Understanding Thrust Reversers

How we used the latest techniques in computational simulation to create world class engineering models for the design of thrust reversers for next generation aircraft engines.

The next generation of passenger jets will need much more efficient engines with a larger diameter for improved propulsive efficiency but also shorter to save weight and reduce friction.

Engine manufacturers have made a lot of progress in developing new technologies for the fan and turbine – however, a critical part of the engine is the thrust reverser which creates a powerful jet, directed forwards to help the aircraft slow down quickly and safely during landing. How do we maintain the effectiveness of thrust reversers with less available space on the engine?

In addition to making thrust reversers more compact but without losing efficacy, there is another important consideration which is whether the air from the thrust reverser on a shorter engine has an increased likelihood of being sucked back into the front of the engine – also known as “re-ingestion”. This could create unsteady flow conditions for the engine fan which in turn could lead to premature fatigue with possible safety and maintenance cost implications.

The TRUFLOW project was setup to create and test a new generation of computational simulation methods and tools – often referred to as computational fluid dynamics or “CFD” – to better understand and improve the design of thrust reversers. The project also conducted what may be the world’s first industrial scale wind tunnel test to better understand the aerodynamics and performance of thrust reversers – and crucially to validate the computational methods and tools which we developed.

The flow around and through an engine with the thrust reverser deployed is extremely complex and requires a very advanced computational model to give useful results. In particular, the cascade of turning vanes which direct the jet forwards to generate the braking thrust requires a lot of detail and computational power.

ARA selected a traditional model of engine reflecting the designs commonly in use today.
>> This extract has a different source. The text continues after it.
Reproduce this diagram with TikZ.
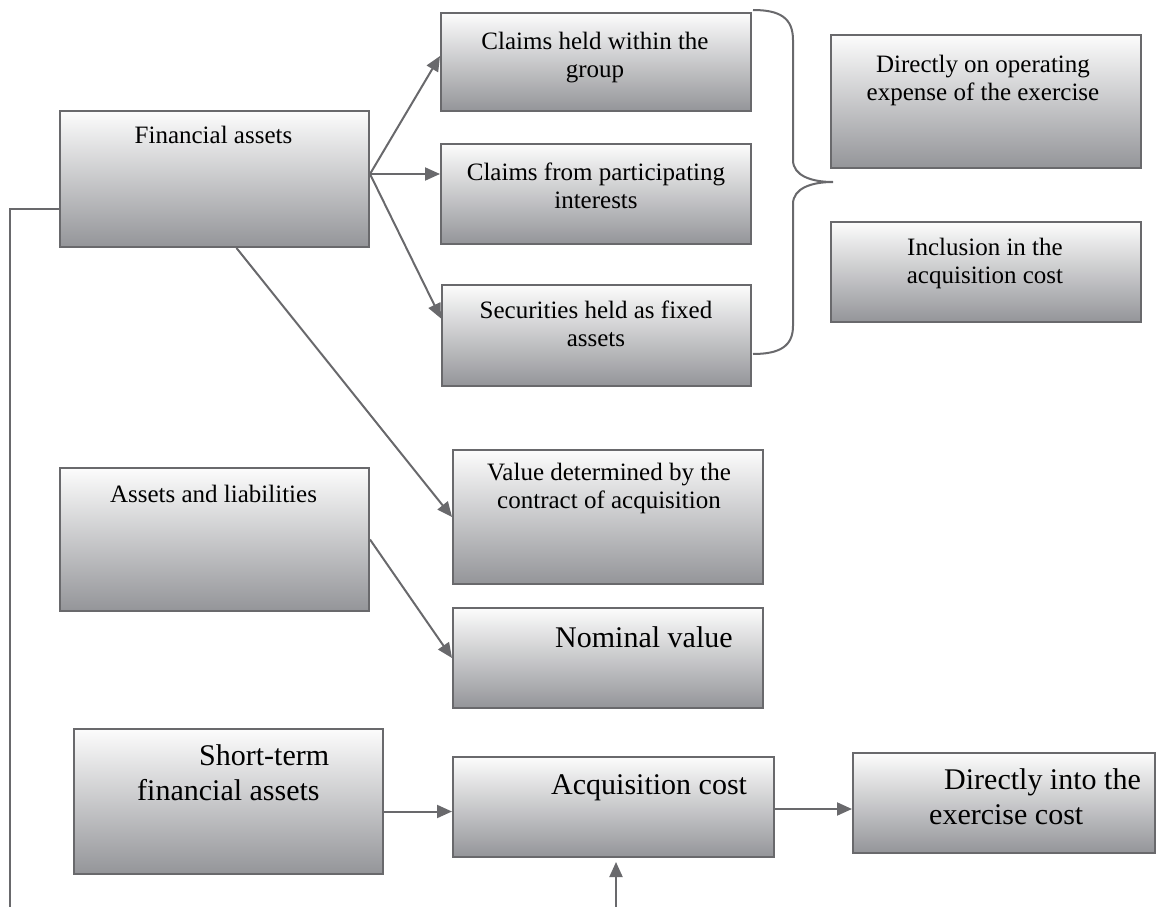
\documentclass[tikz,border=0pt]{standalone}
\usepackage{fontspec}
\setmainfont{Liberation Serif}
\usetikzlibrary{arrows.meta,calc}
\definecolor{edge}{RGB}{105,105,108}
\definecolor{shtop}{RGB}{252,252,252}
\definecolor{shbot}{RGB}{148,149,153}
\tikzset{
 box/.style={draw=edge, line width=2pt, top color=shtop, bottom color=shbot, inner sep=0pt, anchor=north west},
 txt/.style={inner sep=0pt, font=\fontsize{25}{28}\selectfont},
 big/.style={inner sep=0pt, font=\fontsize{30}{35}\selectfont},
 conn/.style={draw=edge, line width=2pt, -{Triangle[length=15pt,width=13pt]}},
 plain/.style={draw=edge, line width=2pt},
}
\begin{document}
\begin{tikzpicture}[x=1pt,y=-1pt]
\useasboundingbox (0,0) rectangle (1157,907);
% boxes
\node[box, minimum width=309pt, minimum height=136pt] (fa) at (59,110) {};
\node[box, minimum width=310pt, minimum height=98pt] (cg) at (440,12) {};
\node[box, minimum width=310pt, minimum height=100pt] (cp) at (440,143) {};
\node[box, minimum width=309pt, minimum height=101pt] (sf) at (441,284) {};
\node[box, minimum width=310pt, minimum height=133pt] (do) at (830,34) {};
\node[box, minimum width=310pt, minimum height=100pt] (in) at (830,221) {};
\node[box, minimum width=310pt, minimum height=134pt] (vd) at (452,449) {};
\node[box, minimum width=309pt, minimum height=143pt] (al) at (59,467) {};
\node[box, minimum width=310pt, minimum height=100pt] (nv) at (452,607) {};
\node[box, minimum width=309pt, minimum height=145pt] (st) at (73,728) {};
\node[box, minimum width=321pt, minimum height=100pt] (ac) at (452,756) {};
\node[box, minimum width=302pt, minimum height=100pt] (de) at (852,752) {};
% texts
\node[txt, anchor=base] (fa-t) at (213.5,143) {Financial assets};
\node[txt, anchor=base] (cg-t) at (595,50) {\begin{tabular}[t]{@{}c@{}}Claims held within the\\group\end{tabular}};
\node[txt, anchor=base] (cp-t) at (596,180) {\begin{tabular}[t]{@{}c@{}}Claims from participating\\interests\end{tabular}};
\node[txt, anchor=base] (sf-t) at (596,318) {\begin{tabular}[t]{@{}c@{}}Securities held as fixed\\assets\end{tabular}};
\node[txt, anchor=base] (do-t) at (983,73) {\begin{tabular}[t]{@{}c@{}}Directly on operating\\expense of the exercise\end{tabular}};
\node[txt, anchor=base] (in-t) at (985,255) {\begin{tabular}[t]{@{}c@{}}Inclusion in the\\acquisition cost\end{tabular}};
\node[txt, anchor=base] (vd-t) at (609,480) {\begin{tabular}[t]{@{}c@{}}Value determined by the\\contract of acquisition\end{tabular}};
\node[txt, anchor=base] (al-t) at (213.5,502) {Assets and liabilities};
\node[big, anchor=base west] (nv-t) at (555,647) {Nominal value};
\node[big, anchor=base west] (st-t) at (137,765) {\begin{tabular}[t]{@{}l@{}}\hspace{62pt}Short-term\\financial assets\end{tabular}};
\node[big, anchor=base west] (ac-t) at (551,794) {Acquisition cost};
\node[big, anchor=base west] (de-t) at (929,789) {\begin{tabular}[t]{@{}l@{}}\hspace{15pt}Directly into the\\exercise cost\end{tabular}};
% connectors
\coordinate (fao) at ($(fa.east)+(0,-5)$);
\draw[conn] (fao) -- ($(cg.west)+(0,-6)$);
\draw[conn] (fao) -- (fao -| cp.west);
\draw[conn] (fao) -- ($(sf.west)+(0,-17)$);
\draw[conn] ($(fa.south)+(22,0)$) -- (vd.west);
\draw[conn] (al.east) -- (nv.west);
\coordinate (sto) at ($(st.east)+(0,10)$);
\draw[conn] (sto) -- (sto -| ac.west);
\coordinate (aco) at ($(ac.east)+(0,2)$);
\draw[conn] (aco) -- (aco -| de.west);
\coordinate (bot) at (616,907);
\draw[conn, shorten >=4pt] (bot) -- (bot |- ac.south);
\coordinate (lb) at (10,907);
\draw[plain] ($(fa.west)+(0,30)$) -| (lb);
% brace
\draw[plain] (753,10) .. controls (780,10) and (793,18) .. (793,40) -- (793,160)
  .. controls (793,176) and (812,182) .. (833,182)
  .. controls (812,182) and (793,188) .. (793,204) -- (793,326)
  .. controls (793,346) and (780,354) .. (753,354);
\end{tikzpicture}
\end{document}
The computational simulation of this engine with thrust reverser deployed predicted that, for a condition very close to maximum thrust, there may be a small amount of re-ingestion of flow from the thrust reverser jet back into the engine fan.

The next step was to create a physical model of the engine to test in a wind tunnel and find out how accurate these computational simulations were.

We created a design for the scale model engine including a section of wing and a support strut which would suspend the assembly inside the wind tunnel.

The engine was detailed and included a rotating fan as well as the cascade of turning vanes for the thrust reverser.

The fan was the most challenging component to machine due to the delicate nature of the fan blades and the high precision and tight tolerances necessary to ensure it delivered the required pressure ratio for the wind tunnel test.

The model engine assembly and each constituent component were carefully inspected to ensure that they accurately represented the design used for both the physical model and the computational simulation.

The completed engine model was sent to the wind tunnel facility where a hydraulic motor was installed which would drive the fan. The engine model was positioned close to a false floor inside the wind tunnel which simulated the runway.

UV illuminated oil flow and particle image velocimetry or “PIV” measurements were taken to capture the behaviour of the flow around the engine with different power settings for both the engine and the thrust reverser jet.

PIV works by seeding the airflow upstream of the test model with tiny particles whose speed and direction can be tracked when measured in a sheet of laser light projected in a region of interest.

The experimental results were found to agree well with ARA’s computational simulation methods and tools, in particular the prediction that there would be re-ingestion of flow from the thrust reverser jet into the engine fan for a small number of high engine thrust conditions.

Computer Prediction (CFD)

Experimental Result (PIV)

Arrows indicate local flow direction. Careful examination of the flow underneath the nacelle at the front shows that in both the CFD and PIV image a small amount of flow travels forwards along the surface of the nacelle before being sucked back into the engine intake.